Global major terminal operators maintained a throughput of 41.69m teus in Q3 2018, but the “growth rate of the global terminal operators fell further to 5.8%, the lowest in the past two years,” a new report shows.
The Shanghai International Shipping Institute’s ‘Global Port Development Report of Q3 2018’ found global terminal operators had a “mediocre” performance in Q3 and Chinese and US ports in particular have suffered as a result of the US-China trade war.
The report confirms that “the escalating Sino-US trade war and shipping alliances’ trim or shutdown of liners and control on shipping space hindered the growth of the container shipping market.”
Container throughout down
Cargo throughput in the world’s major ports in Q3 2018 is up 7.4% year-on-year, but the growth rate of container throughput has declined, showed the report.
Cargo throughput rose to over 3.01bn tonnes in Q3 2018, but container throughout fared less well with 92.57m teus of containers handled, merely increasing 2.7% year-on-year.
Performance in production suffered as the escalating China-US trade friction ripped over to products suitable for container shipping, such as small-sized equipment and white goods.
Among the US ports, the Port of South Louisiana and the Port of Long Beach were most affected.
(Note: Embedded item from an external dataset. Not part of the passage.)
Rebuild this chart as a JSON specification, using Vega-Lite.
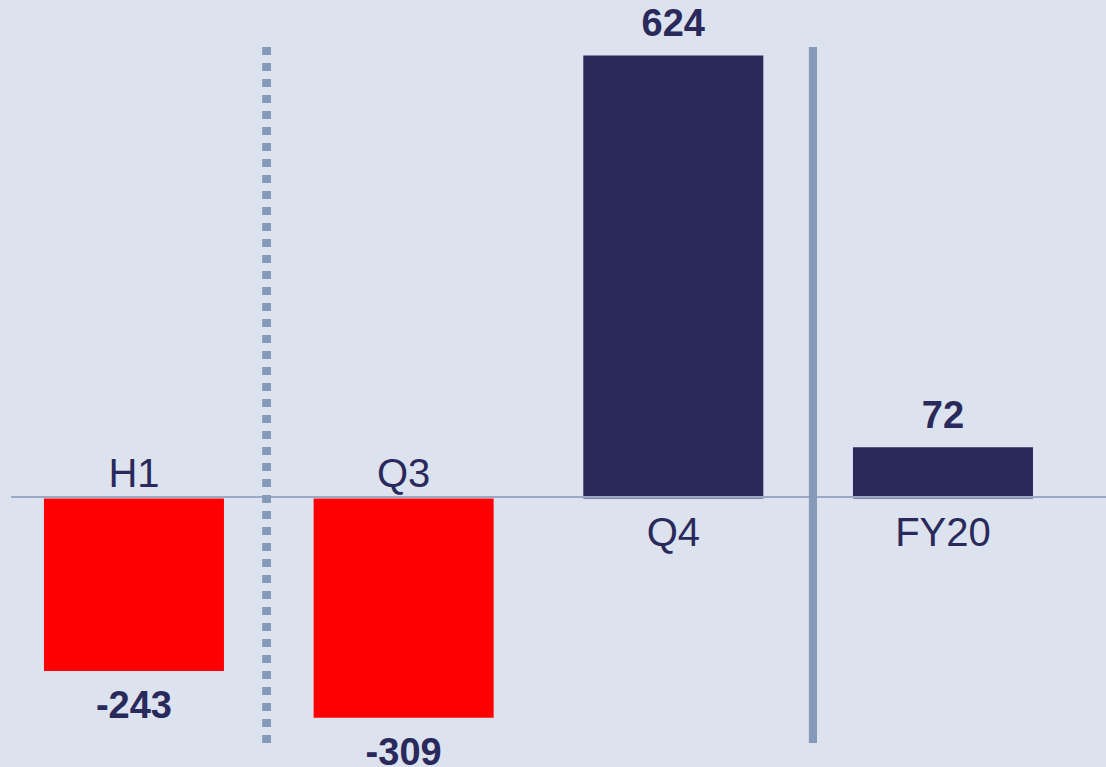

The import and export volumes of major products hit by the tariff all fell to various extents, and the cargo throughput of these two ports dropped 1.9% and 3.4% year-on-year, respectively.
Of the Chinese ports, Shenzhen Port has the highest proportion of container throughput for the China-US shipping routes, which accounts for 27% of its overall container throughput. The trade war will dampen its business related to the international shipping routes by 4.5%, stated the report.
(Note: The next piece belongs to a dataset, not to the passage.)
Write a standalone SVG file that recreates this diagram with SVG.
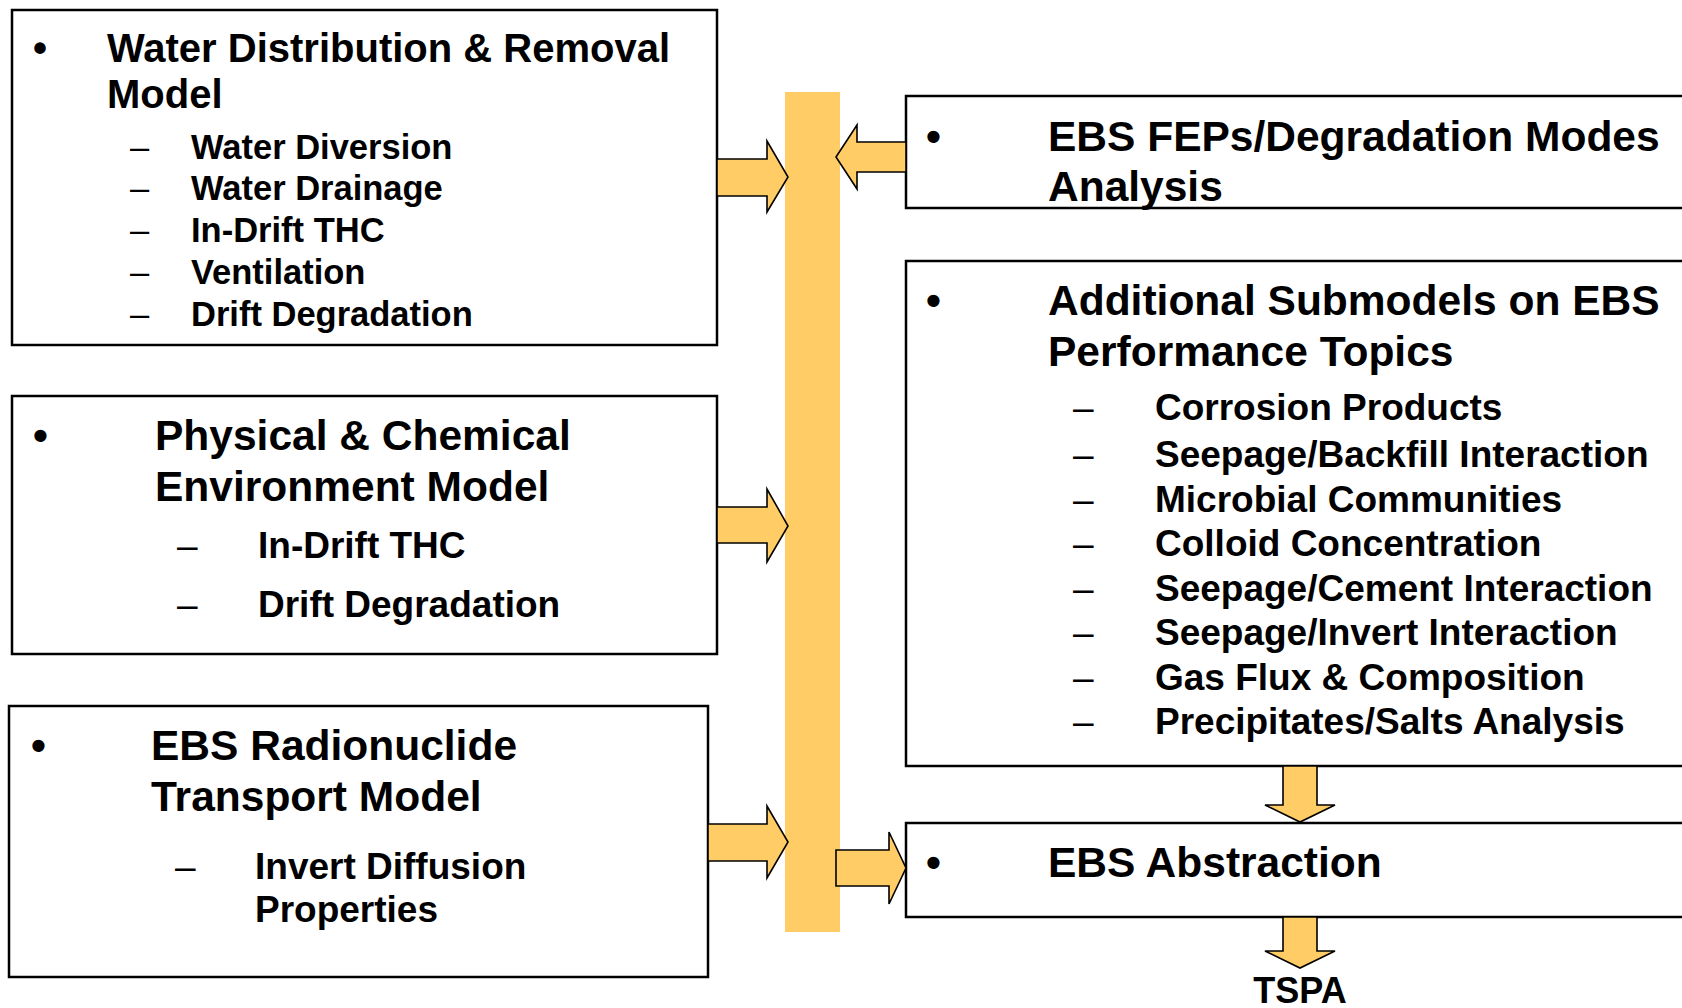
<svg xmlns="http://www.w3.org/2000/svg" width="1682" height="1008" viewBox="0 0 1682 1008">
<style>
.box{fill:#fff;stroke:#000;stroke-width:2.5}
.bar{fill:#FFCC66}
.arr{fill:#FFCC66;stroke:#000;stroke-width:1.6;stroke-linejoin:miter}
text{font-family:"Liberation Sans",Arial,Helvetica,sans-serif;font-weight:bold;fill:#000}
.d{font-weight:normal}
.h40{font-size:40px}
.s34{font-size:34.5px}
.h42{font-size:42.5px}
.s37{font-size:37px}
</style>
<rect width="1682" height="1008" fill="#fff"/>
<rect id="bar" class="bar" x="785" y="92" width="55" height="840"/>

<g id="node-water">
<rect class="box" x="12" y="10" width="705" height="335"/>
<text class="h40" x="33" y="62">•</text>
<text class="h40" x="107" y="62">Water Distribution &amp; Removal</text>
<text class="h40" x="107" y="108">Model</text>
<g class="s34">
<text class="d" x="130" y="159">–</text><text x="191" y="159">Water Diversion</text>
<text class="d" x="130" y="200">–</text><text x="191" y="200">Water Drainage</text>
<text class="d" x="130" y="242">–</text><text x="191" y="242">In-Drift THC</text>
<text class="d" x="130" y="284">–</text><text x="191" y="284">Ventilation</text>
<text class="d" x="130" y="326">–</text><text x="191" y="326">Drift Degradation</text>
</g>
</g>

<g id="node-physical">
<rect class="box" x="12" y="396" width="705" height="258"/>
<text class="h42" x="33" y="450">•</text>
<text class="h42" x="155" y="450">Physical &amp; Chemical</text>
<text class="h42" x="155" y="501">Environment Model</text>
<g class="s37">
<text class="d" x="177" y="558">–</text><text x="258" y="558">In-Drift THC</text>
<text class="d" x="177" y="617">–</text><text x="258" y="617">Drift Degradation</text>
</g>
</g>

<g id="node-radionuclide">
<rect class="box" x="9" y="706" width="699" height="271"/>
<text class="h42" x="31" y="760">•</text>
<text class="h42" x="151" y="760">EBS Radionuclide</text>
<text class="h42" x="151" y="811">Transport Model</text>
<g class="s37">
<text class="d" x="175" y="879">–</text><text x="255" y="879">Invert Diffusion</text>
<text x="255" y="922">Properties</text>
</g>
</g>

<g id="node-feps">
<rect class="box" x="906" y="96" width="790" height="112"/>
<text class="h42" x="926" y="151">•</text>
<text class="h42" x="1048" y="151">EBS FEPs/Degradation Modes</text>
<text class="h42" x="1048" y="201">Analysis</text>
</g>

<g id="node-additional">
<rect class="box" x="906" y="261" width="790" height="505"/>
<text class="h42" x="926" y="315">•</text>
<text class="h42" x="1048" y="315">Additional Submodels on EBS</text>
<text class="h42" x="1048" y="366">Performance Topics</text>
<g class="s37">
<text class="d" x="1073" y="420">–</text><text x="1155" y="420">Corrosion Products</text>
<text class="d" x="1073" y="467">–</text><text x="1155" y="467">Seepage/Backfill Interaction</text>
<text class="d" x="1073" y="512">–</text><text x="1155" y="512">Microbial Communities</text>
<text class="d" x="1073" y="556">–</text><text x="1155" y="556">Colloid Concentration</text>
<text class="d" x="1073" y="601">–</text><text x="1155" y="601">Seepage/Cement Interaction</text>
<text class="d" x="1073" y="645">–</text><text x="1155" y="645">Seepage/Invert Interaction</text>
<text class="d" x="1073" y="690">–</text><text x="1155" y="690">Gas Flux &amp; Composition</text>
<text class="d" x="1073" y="734">–</text><text x="1155" y="734">Precipitates/Salts Analysis</text>
</g>
</g>

<g id="node-abstraction">
<rect class="box" x="906" y="823" width="790" height="94"/>
<text class="h42" x="926" y="877">•</text>
<text class="h42" x="1048" y="877">EBS Abstraction</text>
</g>

<g id="node-tspa">
<text x="1300" y="1003" font-size="36" text-anchor="middle">TSPA</text>
</g>

<g id="connectors">
<polygon class="arr" points="717,159 767,159 767,141 788,177 767,212 767,196 717,196"/>
<polygon class="arr" points="717,507 767,507 767,489 788,526 767,562 767,543 717,543"/>
<polygon class="arr" points="708,824 767,824 767,806 788,842 767,878 767,861 708,861"/>
<polygon class="arr" points="906,142 857,142 857,125 836,157 857,189 857,172 906,172"/>
<polygon class="arr" points="836,850 889,850 889,832 906,868 889,904 889,886 836,886"/>
<polygon class="arr" points="1283,766 1317,766 1317,805 1335,805 1300,822 1265,805 1283,805"/>
<polygon class="arr" points="1283,917 1317,917 1317,951 1335,951 1300,968 1265,951 1283,951"/>
</g>
</svg>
As trade friction continued to escalate, the throughput of Shenzhen Port fell 2.6% year-on-year to 6.9 million teus; with slow growth in exports and a withering container volume transferring to China and exporting to the US, the port saw its container throughput plunge 10.4% year-on-year to 4.82m teus.
Other issues which impacted growth and performance included increasingly strict environmental protection policies and a downward trend in global dry bulk cargo throughput.